13 juin. Les ballets de Loïe Fuller.
Derechef, les Ballets fantastiques de Loïe Fuller transforment le plateau du Théâtre des Champs-Élysées en cercle magique. Or rien de ce qu’invente Fuller ne saurait être indifférent. Un quart de siècle n’a pu anéantir la fascination de sa « danse serpentine », cette trouvaille qui lui valut la gloire. Si elle a, de l’anglo-saxonne, cet idéal plastique insipide, primaire, ce faux-hellénisme scolaire qui apparente son école à celle d’Isadora (celle-ci, d’ailleurs, lui doit beaucoup), sa personnalité n’en apparaît que plus prestigieuse. C’est une grande imaginative, une créatrice de formes. Les légers tissus qu’elle manie s’incurvent en spirales, en volutes, en trombes ; ils animent et organisent l’espace, créent à la danseuse une ambiance de rêve, suscitent tout un monde infiniment varié d’entités abstraites. L’espace géométrique est aboli ; c’est la lumière qui crée autour de ce volcan de formes, en l’isolant, un espace idéal ; c’est la lumière encore qui, réverbérée par le verre, sature cette envolée frémissante de voiles d’une vie colorée, insaisissable et passionnante. Dans ce tourbillon de draperies — aile, fleur ou pétale gigantesque — la danseuse disparaît. En vérité, cette baguette dont la Fuller allonge son bras et amplifie puissamment l’envergure du mouvement est la baguette d’une vraie magicienne.

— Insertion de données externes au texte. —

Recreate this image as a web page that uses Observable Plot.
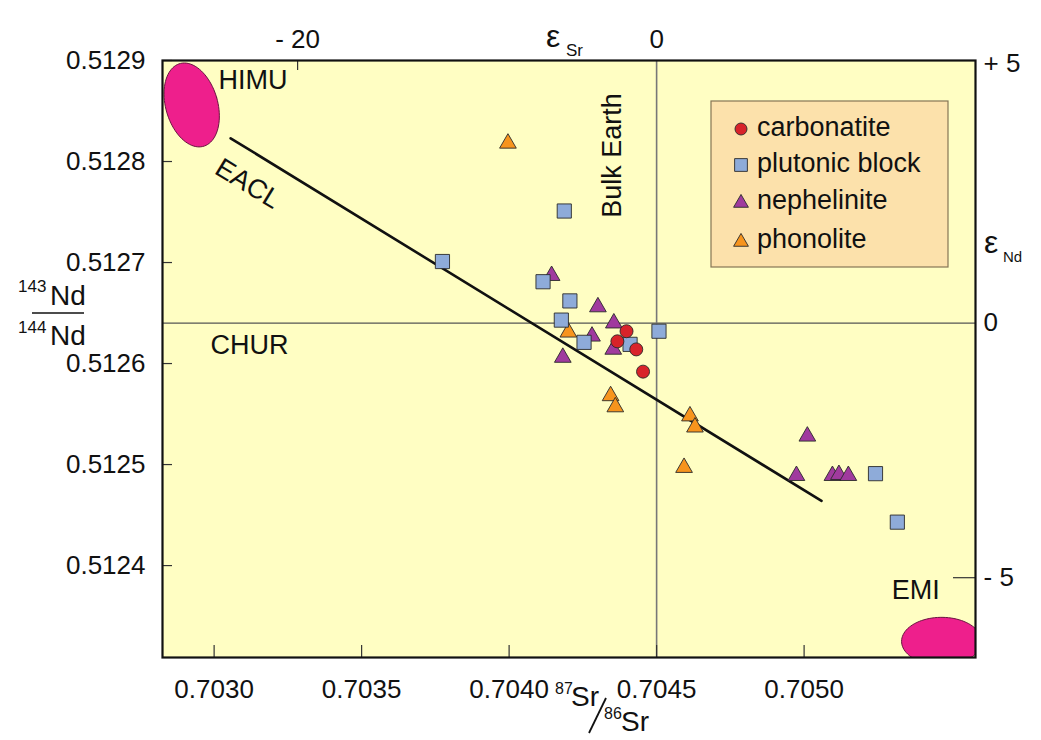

Telle j’avais encore revu Loïe Fuller avant la guerre. Ce sont ses élèves qu’elle nous présente aujourd’hui, les mêmes, n’est-ce pas, que nous avons vu gambader, toutes mignonnes, à la Gaîté, sur des musiques de Mozart et de Mendelssohn ? Fuller elle-même reste dans l’ombre. Essaim de papillons géants ou, dans Les gemmes féeriques, une surface unie creusée et bombée par un déferlement de vagues, — les danseuses restant totalement dissimulées derrière le voile énorme, surface chatoyante, incandescente de diamants liquides. Il y a encore le poème du feu où les voiles embrasés par la lumière rouge affectent les formes de la flamme, ou bien cette marche de Tannhauser où l’envolée des amples et légers manteaux suggère une atmosphère d’exaltation et de royale grandeur. Tout ce qui est danse, ou plutôt marche et course rythmée, chez les élèves de Fuller est quelconque. Tout ce qui tient de l’optique est plein d’intérêt. On en rêve l’application au théâtre ; c’est à Loïe Fuller que j’aurais confié (si j’étais roi !) la scène des Sorcières de Macbeth, l’Ariel de la Tempête, la réalisation de l’Or du Rhin ! Je ne lui reproche que quelques défaillances : les Main, le Ballet des Lumières, divertissement banal et symétrique où elle « nous en fait voir de toutes les couleurs », l’abus qu’elle fait de la musique rebattue de Grieg et l’audace singulière qu’elle a de juxtaposer Debussy et Godard.
En revanche, Mme Fuller nous ménageait une surprise : Les Sorcières gigantesques qui ont obtenu un succès d’imprévu très vif.
Les danseuses se profilent sur un écran violemment éclairé. Les ombres qu’elles projettent « doublent » chacun de leurs mouvements sur une échelle plus grande ; parallélisme réjouissant. Plus la danseuse s’éloigne de l’écran, plus son double grandit ; elle fuit vers l’avant-scène et voilà qu’une ombre gigantesque dont la tête touche au cintre la poursuit, enjambe la rampe et se fond dans l’obscurité de la salle. On voit enfin une énorme main d’ombre se saisir du groupe apeuré des danseuses collées contre l’écran et se fermer sur elles. Jamais, je crois bien, depuis le « Guignol » de mon enfance, je ne me suis tellement amusé au théâtre !
Voilà bien la Fuller ! L’ombre sur la scène n’avait jusqu’alors été qu’un élément fortuit et souvent fâcheux, menaçant l’illusion théâtrale laborieusement maintenue. Elle s’en empare, l’apprivoise et en fait une ressource plausible du spectacle.
Il y avait encore des danses de Mlle Anika Yan. J’ai regardé consciencieusement, j’ai lu également les explications fournies par le programme. Ma foi, je n’ai pas été convaincu.